Unanimity is an exit. Fragmentation is a silence. Our sentiment system runs on fifteen inputs and only speaks above 80. When half the loud crowd screams “sell” and half screams “higher,” it hovers near zero. No coherence, no edge. That’s a timing strategy most won’t tolerate: hold your fire until heat becomes light. A sharp shakeout that feels like a crash often blooms from high—but not manic—complacency paired with split conviction. It punishes emotion, not positioning.
When to Buy, When to Sell, When to Wait
Buy when three dials align and your state is calm; when spreads ease as breadth thrusts; when the vol curve stops screaming panic; when leadership broadens on down days. Sell when new highs narrow into a rising index; when spreads widen 50 bps against the 20‑day; when the curve inverts into “good news”; when the room sings in unison. Wait when the panel argues; when your emotion gate reads hot; when the “why now?” only makes sense with an audience. A timing strategy is a fence. You act when the market climbs over it.
Blueprint (One Page, No Poetry)
1) Know yourself: rate your nerves, define max drawdown you can sleep with. 2) Define your range: position size by risk, not hope; expand with profit, not fresh cash. 3) Track cycles: keep a crash diary—what fear felt like, what worked. 4) Stay liquid in euphoria: cash is oxygen; run low on it and every dip becomes a threat. 5) Wait for blood: pre‑build buy lists with levels; when it hits, you don’t think—you execute. 6) Two windows: mid‑AM, mid‑PM. 7) Rule of three: act on three aligned dials. 8) Journals: premortem before, post‑mortem after. Every trade teaches or taxes—make it teach.

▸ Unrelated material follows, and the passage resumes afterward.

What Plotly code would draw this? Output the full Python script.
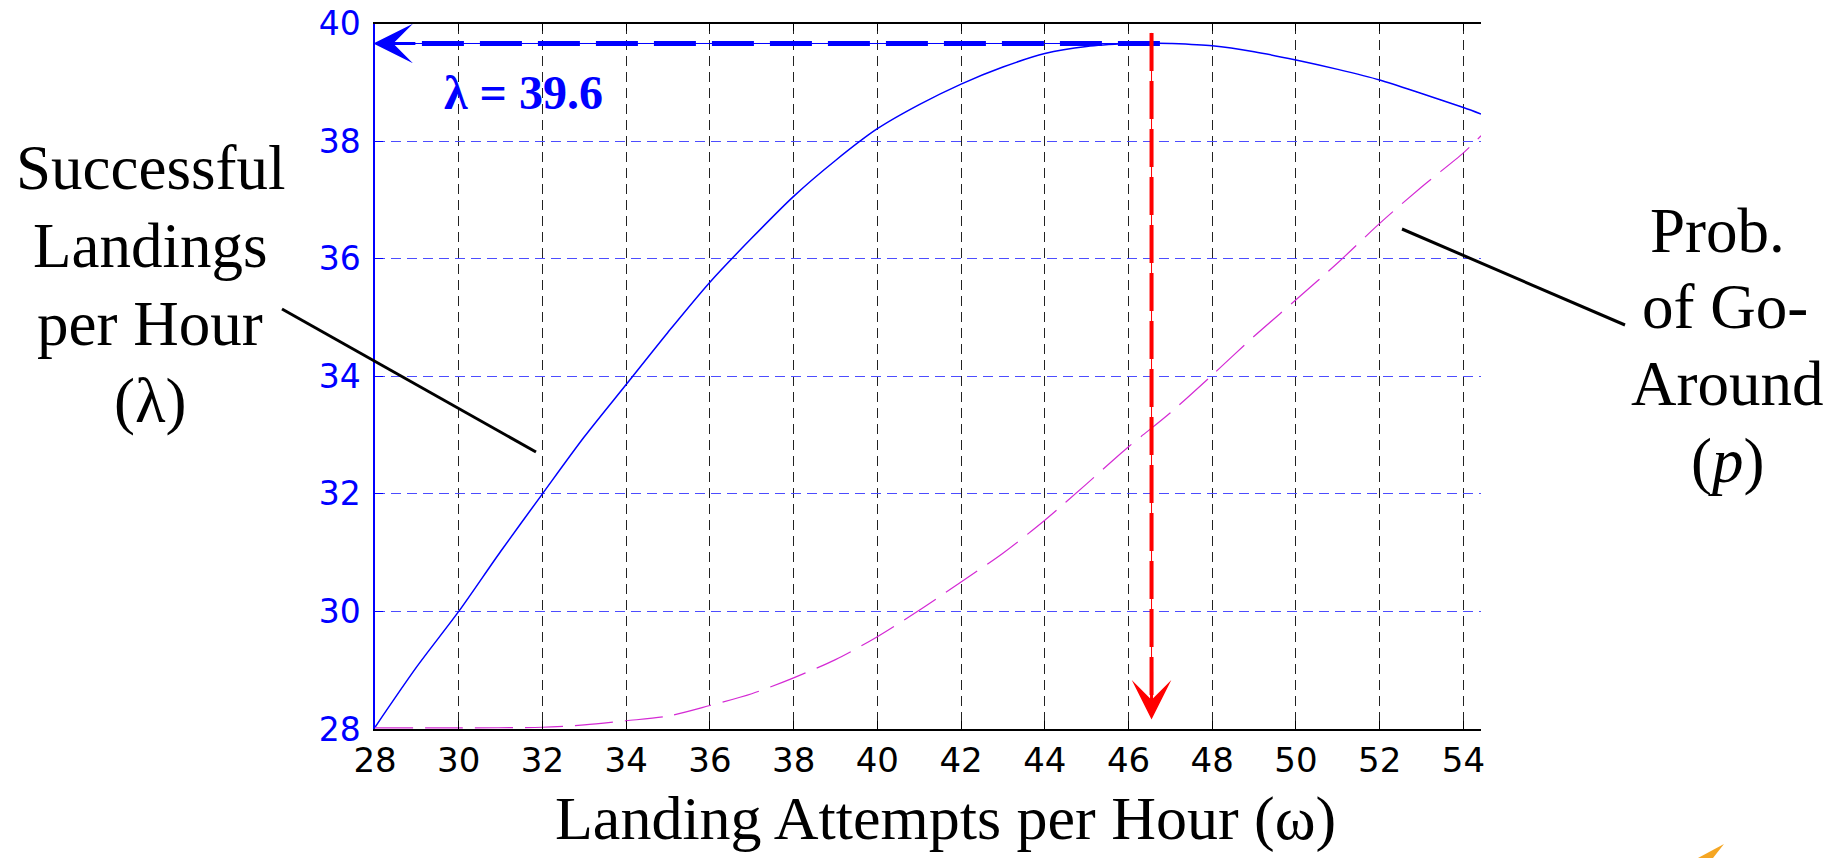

Greed is a carnival; fear is its hangover. Rabelais would have recognised the sacred ridiculousness: analysts squeezing jargon from empty air, managers swollen with certainty, traders eating rumour like fairground meat. Through the grotesque, the market purifies. It vomits excess, keeps what nourishes, and walks on. That’s why charts work: they are not maths; they are mood. A timing strategy is how you keep a plate while the table tilts.
The Final Loop
We began with imitation and envy; we end with rhythm and rules. Headlines will keep shouting because they’re paid to. Your P&L listens to quieter instruments: how often you bought when three dials sang together; how often you waited when they didn’t; how rarely you acted to impress a stranger. Hold this sentence: the story isn’t the signal—it’s the test. Treat it that way, and your timing strategy becomes a structure you can trust. When blood runs, you’ll buy without theatre. When choirs sing, you’ll sell without apology. The room won’t understand. It doesn’t have to. Your edge lives in the gap between noise and obedience.